O terceiro é o Um blog se desmanchando.
Conheço Flora já faz uns dois anos, e ela sempre foi muito perturbada da cabeça, o que a faz uma pessoa bastante interessante de se conhecer, e igualmente interessante de se ler. Além disso, é capaz de arroubos poéticos que só podem ser chamados de jóias. O tipo de coisa que espanta pela originalidade e qualidade a ponto de se ter vontade de pedir, por favor, que ela deixe aquilo lá pra você ler depois mais vezes, e ter certeza de que é de verdade, mesmo. O blogue de Flora deve ter mais ou menos a mesma idade que o meu, deve ser pouco conhecido, e, muito embora o meu próprio blogue não seja lá um modo muito efetivo de se fazer propaganda em massa, peço encarecidamente, a um possível leitor que não o conheça, que clique no link ao lado dizendo "Um Blog Se Desmanchando".

O quarto é As aventuras de uma eterna criança.
Beatriz é uma das pessoas mais doces que se pode ter o prazer de conhecer, e de um lirismo tão singelo quanto o sorriso que ela vai dar para você assim que você lhe disser oi. Isso não é pouco. Se você conhece o sorriso, vai saber imediamente o quão recomendável é o blogue. Se não conhece o sorriso, clique ao lado em "As Aventuras de uma Eterna Criança", leia qualquer coisa que tiver pela frente, e vai saber quão infeliz você é, meu amigo, de nunca ter visto o sorriso. Se você conhece ambos sorriso e blogue, sabe o motivo do selo.

O quinto é Sincopado.
Há quem escreva com a alma, há quem escreva com o cérebro, e quem sou eu para julgar, mas tenho pra mim a impressão de que Rafael escreve com os dois. Passa a alma por um prisma cerebral que transforma emoção em um intrincado espelho fragmentado de racionalidade que vale a pena de ser lido, e vale o tempo que se demora dentro do labirinto.

O sexto é o Gota d'Água.
Vejam, eu também leio o Gota d'Água. Não com a frequência com que leio os outros cinco, mas este, coisa que já é extremamente conhecida, também é altamente recomendável. Aline escreve naturalmente: é um fato decorrente de ela mesma, como as gotas de sereno se juntam numa folha até pingarem, de manhã. E toda escrita fluente como essa é coisa que não se deve perder, mesmo que, o que não é o caso, não se goste do que está escrito. Só a fluidez já é suficiente para deixar os neurônios descansados. Ela não faz a mínima idéia da existência deste meu blogue, e peço a Darshany que lhe avise do selo, por favor.
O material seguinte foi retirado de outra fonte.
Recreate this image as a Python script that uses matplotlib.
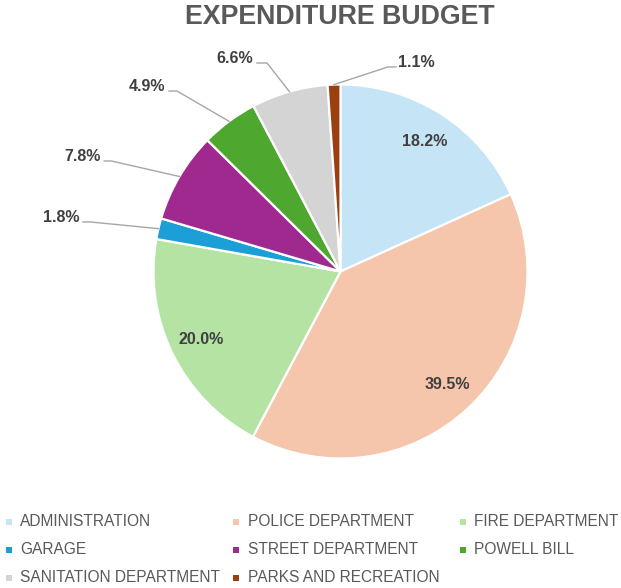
import numpy as np
import matplotlib
matplotlib.use("Agg")
import matplotlib.pyplot as plt
from matplotlib.patches import Rectangle

plt.rcParams["font.family"] = ["Liberation Sans", "DejaVu Sans"]

categories = ["ADMINISTRATION", "POLICE DEPARTMENT", "FIRE DEPARTMENT", "GARAGE",
              "STREET DEPARTMENT", "POWELL BILL", "SANITATION DEPARTMENT",
              "PARKS AND RECREATION"]
shares = [18.2, 39.5, 20.0, 1.8, 7.8, 4.9, 6.6, 1.1]
colors = ["#C5E4F5", "#F5C6AB", "#B5E3A3", "#1B9FD6",
          "#A0298F", "#4EA72E", "#D4D4D4", "#9A3F10"]
title = "EXPENDITURE BUDGET"

# callout geometry for the thin slices (radius units): elbow x, elbow y, end of horizontal run
callouts = {
    3: (-1.339, 0.265, -1.377),
    4: (-1.226, 0.591, -1.264),
    5: (-0.874, 0.965, -0.917),
    6: (-0.393, 1.115, -0.447),
    7: (0.254, 1.094, 0.297),
}

W, H = 621, 588
R = 187.0
cx, cy = 340.5, 271.5  # pie centre in pixels from top-left

fig = plt.figure(figsize=(W / 100, H / 100), dpi=100)
ax = fig.add_axes([0, 0, 1, 1])

wedges, _ = ax.pie(shares, colors=colors, startangle=90, counterclock=False,
                   radius=1.0, wedgeprops=dict(edgecolor="white", linewidth=1.6))

ax.set_aspect("auto")
ax.set_xlim(-cx / R, (W - cx) / R)
ax.set_ylim(-(H - cy) / R, cy / R)
ax.axis("off")

label_color = "#404040"
line_color = "#A6A6A6"
for i, (w, v) in enumerate(zip(wedges, shares)):
    mid = np.deg2rad((w.theta1 + w.theta2) / 2)
    txt = f"{v:.1f}%"
    if i in callouts:
        ex, ey, lx = callouts[i]
        px, py = np.cos(mid), np.sin(mid)
        ax.plot([px, ex, lx], [py, ey, ey], color=line_color, lw=1.0,
                solid_joinstyle="miter")
        if lx < 0:
            ax.text(lx - 0.02, ey + 0.022, txt, ha="right", va="center",
                    fontsize=11.5, fontweight="bold", color=label_color)
        else:
            ax.text(lx + 0.01, ey + 0.022, txt, ha="left", va="center",
                    fontsize=11.5, fontweight="bold", color=label_color)
    else:
        r = 0.83
        ax.text(r * np.cos(mid), r * np.sin(mid), txt, ha="center", va="center",
                fontsize=11.5, fontweight="bold", color=label_color)

fig.text(340 / W, 1 - 17.5 / H, title, ha="center", va="center",
         fontsize=19.3, fontweight="bold", color="#595959")

# legend: three columns, row-major order
col_marker = [9, 236, 463]
col_text = [20, 248, 474]
row_y = [521.5, 549.5, 577.5]
sq = 6
for k, (name, c) in enumerate(zip(categories, colors)):
    row, col = divmod(k, 3)
    mx, my = col_marker[col], row_y[row]
    fig.add_artist(Rectangle(((mx - sq / 2) / W, 1 - (my + sq / 2) / H), sq / W, sq / H,
                             transform=fig.transFigure, facecolor=c, edgecolor="none"))
    fig.text(col_text[col] / W, 1 - my / H, name, ha="left", va="center",
             fontsize=11.2, color="#595959")

fig.savefig("out.png", dpi=100, facecolor="white")
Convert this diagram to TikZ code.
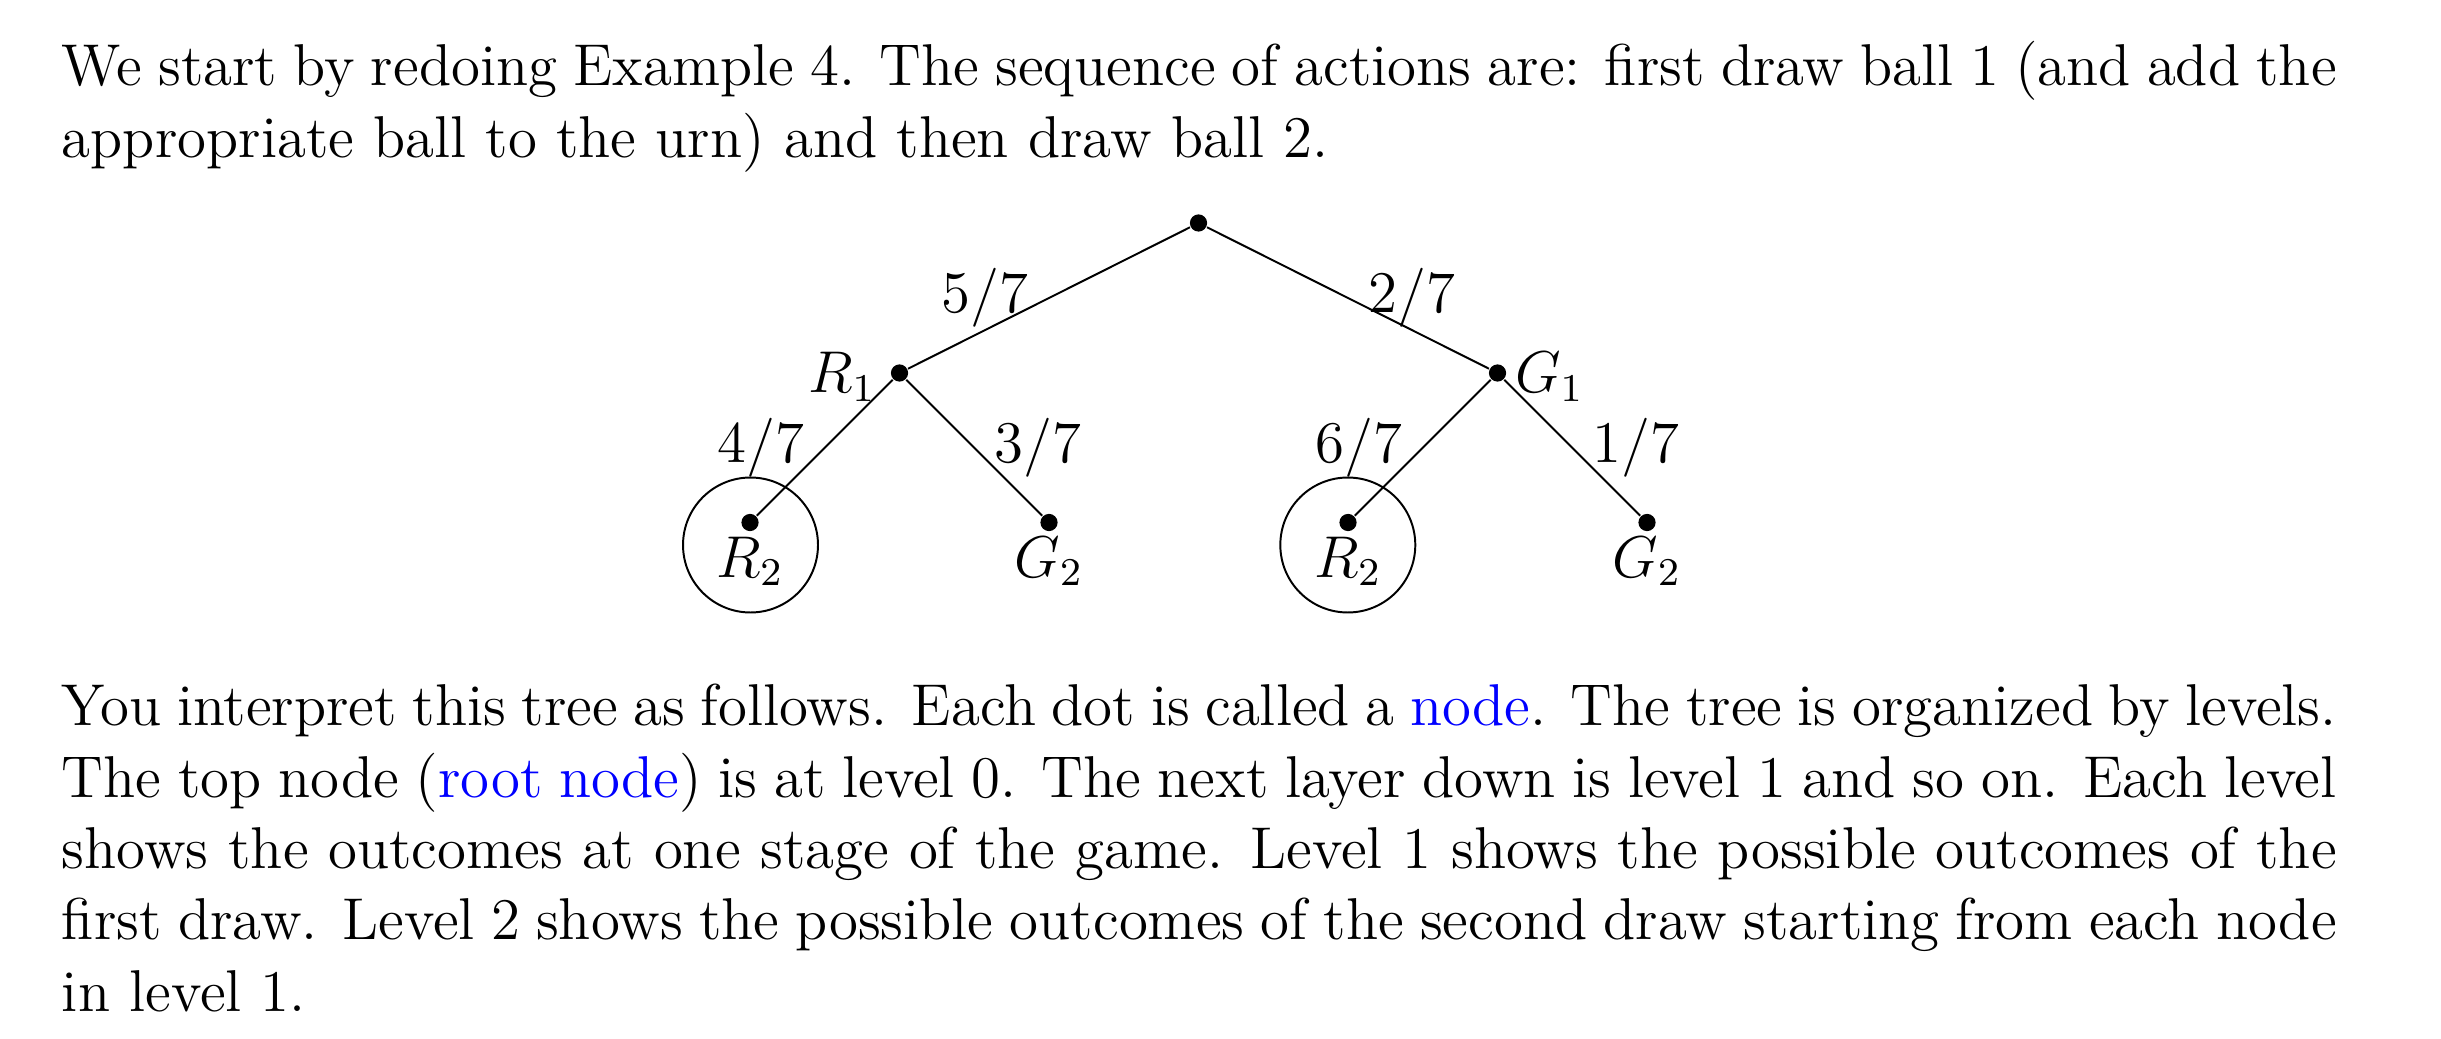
\documentclass[tikz,border=0pt,12pt]{standalone}
\usepackage{xcolor}
\begin{document}
\begin{tikzpicture}[x=0.20337pt,y=-0.20337pt,
  dot/.style={circle,fill=black,inner sep=0pt,minimum size=3.5pt},
  lab/.style={inner sep=0pt},
  ring/.style={draw,circle,inner sep=0pt,minimum size=27.45pt},
  para/.style={anchor=north west,inner sep=0pt,text width=462.6pt,align=justify},
  edge/.style={line width=0.4pt}]
\useasboundingbox (0,0) rectangle (2441,1039);
\node[para] (p1) at (61,35.1) {\noindent\strut We start by redoing Example 4. The sequence of actions are: first draw ball 1 (and add the\linebreak appropriate ball to the urn) and then draw ball 2.};
% tree
\node[dot] (root) at (1198.5,223) {};
\node[dot] (r1) at (899.5,373) {};
\node[dot] (g1) at (1497.5,373) {};
\node[dot] (rr) at (750,522.5) {};
\node[dot] (rg) at (1049,522.5) {};
\node[dot] (gr) at (1348,522.5) {};
\node[dot] (gg) at (1647,522.5) {};
\draw[edge] (root) -- node[midway,left]{$5/7$} (r1);
\draw[edge] (root) -- node[midway,right]{$2/7$} (g1);
\draw[edge] (r1) -- node[midway,left]{$4/7$} (rr);
\draw[edge] (r1) -- node[midway,right]{$3/7$} (rg);
\draw[edge] (g1) -- node[midway,left]{$6/7$} (gr);
\draw[edge] (g1) -- node[midway,right]{$1/7$} (gg);
\node[lab,anchor=base east] (r1l) at (877,393) {$R_1$};
\node[lab,anchor=base west] (g1l) at (1514,393) {$G_1$};
\node[lab,anchor=base] (rrl) at (750,577) {$R_2$};
\node[lab,anchor=base] (rgl) at (1049,577) {$G_2$};
\node[lab,anchor=base] (grl) at (1348,577) {$R_2$};
\node[lab,anchor=base] (ggl) at (1647,577) {$G_2$};
\node[ring] (c1) at (750.5,545) {};
\node[ring] (c2) at (1347.8,545) {};
\node[para] (p2) at (61,675.1) {\noindent\strut You interpret this tree as follows. Each dot is called a \textcolor{blue}{node}. The tree is organized by levels.\linebreak The top node (\textcolor{blue}{root node}) is at level 0. The next layer down is level 1 and so on. Each level\linebreak shows the outcomes at one stage of the game. Level 1 shows the possible outcomes of the\linebreak first draw. Level 2 shows the possible outcomes of the second draw starting from each node\linebreak in level 1.};
\end{tikzpicture}
\end{document}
Não que vá fazer muita diferença, uma vez que o Gota d'Água já deve ter uns cinco deste.

E o sétimo é o Batata Quente.
Batata Quente, escrito em parceria por Darshany, Aline, Camila Belon e Flora, foi uma idéia brilhante de alguma das três primeiras, e que, junto com o talento das quatro, foi extremamente bem sucedida. Pelo que já falei sobre a Darshany, Aline e Flora, já vale a pena ler os textos inesperados do blogue. Além disso, Camila Bellon, cujo blogue solo também recebeu o selo da Letícia, é tão excelente quanto as já discutidas acima e, apesar de ter lido poucas coisas de sua autoria até hoje, todas me causaram ótima impressão; muito boas sim, senhoras e senhores.
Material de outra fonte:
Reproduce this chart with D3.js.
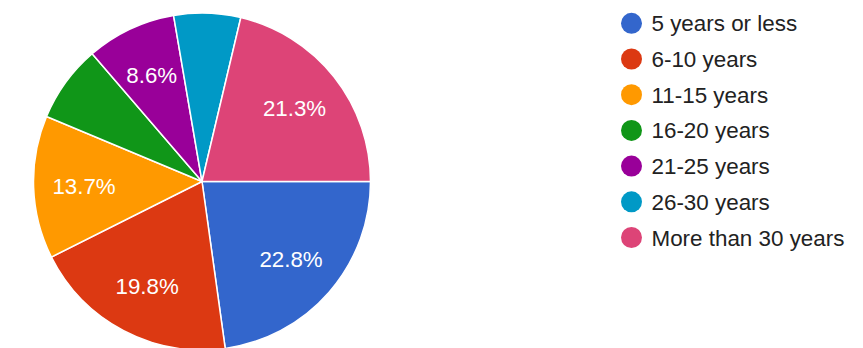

E, assim, termino minha tarefa de designar o selo a sete blogues. Cada um deles já sabe o que deve fazer com seus respectivos selos. E, se não mandarem para sete pessoas, em cinco minutos, Armeleen, que morreu enforcada em arame farpado, teve seus cabelos pastados por um boi e perdeu os braços, os olhos e as pernas num buraco em que caiu aparecerá à meia noite no seu quarto. E vai ser muito desagradável você ter que carregar o fantasma da coitada menina tão debilitada até a porta de casa. Portanto, sigam meu conselho.
Muito obrigado a quem ler, e, Letícia, depois dessa você não me deve mais o suco.